Speaking as a former academic, long-time bookworm and library-lover, I have personally experienced the shift towards online/electronic information sources over the past 15 years or so. I vividly recall snipping/ripping articles out of industry magazines, survey reports, marketing blurb and so on at the turn of the new millennium, systematically filing them away on a wall-mounted filing system for later reference according to the information security topics. I think I still have the the now empty filing racks, their dog-eared contents having long since been recycled. During the interim/transition period, I found myself systematically filing electronic articles, clips and scans in basically the same way, on disk in directories ... but I don't even do that much today.  Instead I Google stuff, usually selecting "Posted within the past month" under the advanced search options.
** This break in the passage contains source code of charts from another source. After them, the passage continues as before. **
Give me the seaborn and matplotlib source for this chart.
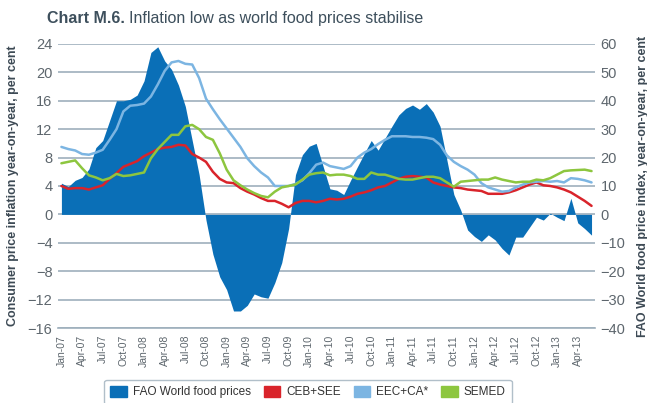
import pandas as pd
import seaborn as sns
import matplotlib.pyplot as plt
from matplotlib.patches import Patch

# Monthly data, Jan-07 to Jun-13
months = pd.date_range("2007-01-01", periods=78, freq="MS")

# FAO World food price index, year-on-year, per cent (right axis)
fao = [11, 9.8, 12, 13, 16, 23.5, 26, 33, 40, 40, 40.5, 42, 47, 57, 59, 54,
       51, 45.5, 38, 26, 14, -2, -14, -22, -26.5, -34, -34, -32, -28, -29,
       -29.5, -24, -17, -5, 14, 21, 24, 25, 17, 9, 8.5, 7, 12, 16.8, 21.5, 26,
       22.6, 26.8, 31, 35, 37.3, 38.5, 37, 39, 36, 31, 19, 7, 1.5, -5.5, -7.8,
       -9.5, -7.2, -9, -12, -14.3, -8, -8, -4.5, -1, -2, 0.4, -1, -2.2, 5.7,
       -3, -5, -7.3]

# Consumer price inflation, year-on-year, per cent (left axis)
ceb_see = [4.0, 3.6, 3.7, 3.7, 3.5, 3.8, 4.1, 5.0, 5.8, 6.7, 7.1, 7.5, 8.2,
           8.7, 9.2, 9.4, 9.5, 9.8, 9.7, 8.5, 8.0, 7.4, 6.0, 5.0, 4.5, 4.4,
           3.7, 3.2, 2.8, 2.3, 1.9, 1.9, 1.5, 1.0, 1.6, 1.9, 1.9, 1.7, 1.9,
           2.2, 2.1, 2.2, 2.5, 2.9, 3.1, 3.4, 3.8, 4.0, 4.5, 5.0, 5.3, 5.4,
           5.3, 5.2, 4.5, 4.2, 4.0, 3.8, 3.7, 3.5, 3.4, 3.3, 2.9, 2.9, 2.9,
           3.1, 3.4, 3.8, 4.2, 4.5, 4.1, 4.0, 3.8, 3.5, 3.1, 2.5, 1.9, 1.2]
eec_ca = [9.5, 9.2, 9.0, 8.5, 8.4, 8.7, 9.1, 10.5, 12.0, 14.5, 15.3, 15.4,
          15.6, 16.6, 18.3, 20.2, 21.4, 21.6, 21.2, 21.1, 19.2, 16.3, 14.8,
          13.4, 12.1, 10.8, 9.5, 7.9, 6.8, 5.9, 5.2, 4.0, 4.0, 4.0, 4.3, 4.8,
          5.8, 7.0, 7.3, 6.8, 6.6, 6.4, 6.8, 8.0, 8.7, 9.2, 9.9, 10.5, 11.0,
          11.0, 11.0, 10.9, 10.9, 10.8, 10.6, 9.8, 8.3, 7.4, 6.8, 6.3, 5.6,
          4.4, 3.8, 3.5, 3.2, 3.3, 3.8, 4.2, 4.5, 4.6, 4.7, 4.6, 4.7, 4.5,
          5.1, 5.0, 4.8, 4.5]
semed = [7.2, 7.4, 7.6, 6.5, 5.5, 5.2, 4.8, 5.1, 5.7, 5.4, 5.5, 5.7, 5.9,
         7.9, 9.2, 10.2, 11.2, 11.2, 12.4, 12.6, 12.0, 10.9, 10.5, 8.6, 6.3,
         4.8, 4.1, 3.5, 3.0, 2.6, 2.4, 3.2, 3.8, 4.0, 4.2, 4.9, 5.6, 5.8, 5.9,
         5.5, 5.6, 5.6, 5.4, 5.0, 5.0, 5.9, 5.6, 5.6, 5.3, 5.0, 4.9, 4.9, 5.1,
         5.3, 5.3, 5.1, 4.5, 3.9, 4.6, 4.7, 4.8, 4.9, 4.9, 5.2, 4.9, 4.7, 4.5,
         4.6, 4.6, 4.9, 4.8, 5.1, 5.6, 6.1, 6.2, 6.25, 6.3, 6.1]

series_names = ["CEB+SEE", "EEC+CA*", "SEMED"]
colors = {"FAO World food prices": "#0a6fb7", "CEB+SEE": "#d9242b",
          "EEC+CA*": "#7cb5e2", "SEMED": "#8dc63f"}

idx = list(range(len(months)))
df = pd.DataFrame({"idx": idx, "CEB+SEE": ceb_see, "EEC+CA*": eec_ca, "SEMED": semed})
long_df = df.melt(id_vars="idx", var_name="region", value_name="cpi")

sns.set_style("white")
plt.rcParams['font.family'] = ['Liberation Sans Narrow', 'Liberation Sans', 'DejaVu Sans']

txt = "#5d666d"
grid_c = "#9eafbc"

fig = plt.figure(figsize=(6.47, 4.03), dpi=100)
ax = fig.add_axes([0.0896, 0.186, 0.830, 0.705])
ax2 = ax.twinx()
ax.set_zorder(2)
ax2.set_zorder(1)
ax.patch.set_visible(False)

# FAO area on right axis
ax2.fill_between(idx, 0, fao, color=colors["FAO World food prices"], linewidth=0, zorder=2)
ax2.set_ylim(-40, 60)
ax2.set_yticks(range(-40, 61, 10))
for y in range(-40, 61, 10):
    ax2.axhline(y, color=grid_c, lw=1.2, zorder=1)

# CPI lines on left axis
sns.lineplot(data=long_df, x="idx", y="cpi", hue="region", hue_order=series_names,
             palette=colors, linewidth=1.8, legend=False, ax=ax)
ax.set_ylim(-16, 24)
ax.set_yticks(range(-16, 25, 4))
ax.set_xlim(-0.5, 77.5)

# x ticks every quarter, minor every month
ax.set_xticks(idx[::3])
ax.set_xticklabels([m.strftime("%b-%y") for m in months[::3]], rotation=90,
                   fontsize=7.5, color=txt)
ax.set_xticks([i - 0.5 for i in idx] + [77.5], minor=True)
ax.tick_params(axis="x", which="major", length=0, pad=5)
ax.tick_params(axis="x", which="minor", length=4, color=grid_c, width=0.8)
ax.tick_params(axis="y", length=0, labelsize=10.5, labelcolor=txt, pad=4)
ax2.tick_params(axis="y", length=0, labelsize=10.5, labelcolor=txt, pad=4)

for a in (ax, ax2):
    for s in ["top", "left", "right", "bottom"]:
        a.spines[s].set_visible(False)
ax.spines["bottom"].set_visible(True)
ax.spines["bottom"].set_color(grid_c)
ax.spines["bottom"].set_linewidth(1.2)

ax.set_xlabel("")
ax.set_ylabel("Consumer price inflation year-on-year, per cent", fontsize=9,
              fontweight="bold", color="#3d4a55", labelpad=6, family=['Liberation Sans', 'DejaVu Sans'])
ax2.set_ylabel("FAO World food price index, year-on-year, per cent", fontsize=9,
               fontweight="bold", color="#3d4a55", labelpad=8, family=['Liberation Sans', 'DejaVu Sans'])

# Title
fig.text(0.073, 0.955, "Chart M.6.", fontsize=11.5, fontweight="bold", color="#3d4f5c",
         va="center", ha="left")
fig.text(0.199, 0.955, "Inflation low as world food prices stabilise", fontsize=11.5,
         color="#3d4f5c", va="center", ha="left")

# Legend
labels = ["FAO World food prices"] + series_names
handles = [Patch(facecolor=colors[l], edgecolor=colors[l]) for l in labels]
leg = fig.legend(handles, labels, loc="center", bbox_to_anchor=(0.476, 0.027), ncol=4,
                 fontsize=8.5, frameon=True, fancybox=True, handlelength=1.4,
                 handleheight=1.1, columnspacing=1.1, handletextpad=0.5,
                 borderpad=0.5, labelcolor="#333333")
leg.get_frame().set_edgecolor("#9eafbc")
leg.get_frame().set_linewidth(1.0)

fig.savefig("out.png", dpi=100)
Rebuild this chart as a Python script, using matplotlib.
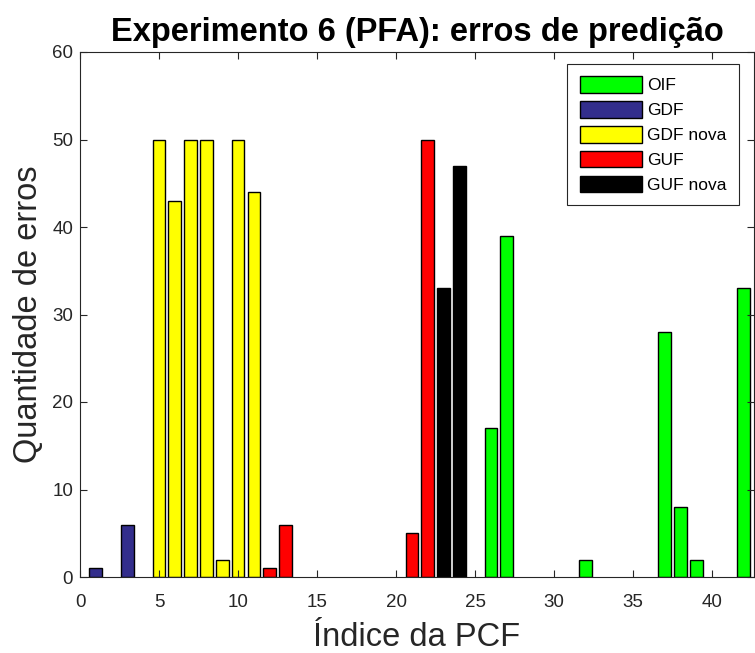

I still read the occasional book, but more for entertainment and contemplation than for information transfer.

Printed materials are so 20th Century. 

The network is it.  

And Google rocks.


PS  Am I the only one who gets intensely frustrated at those tedious PDF flip-the-page online magazines and journals?  Zooming in and out and tugging the page around on the screen just to see the bits I want to read is nuts, and goes against the grain. I guess traditional print publishers are (on the whole) still locked into the typesetting mindset, laying out the page as they want it to be, rather than what suits the reader - or rather the readers, because we're all different, as well as our screen sizes and visual acuity. Fixed typesetting is a broken and outdated paradigm, as far as I'm concerned. 

Mind you, thinking that through, I wonder whether our security awareness documents should still be designed and laid out in Word for the printed page rather than the screen? And should our seminar slide decks be sequential one-screen-at-a-time 'slides' after all, even with animated transitions and illustrations? Hmmm, food for thought.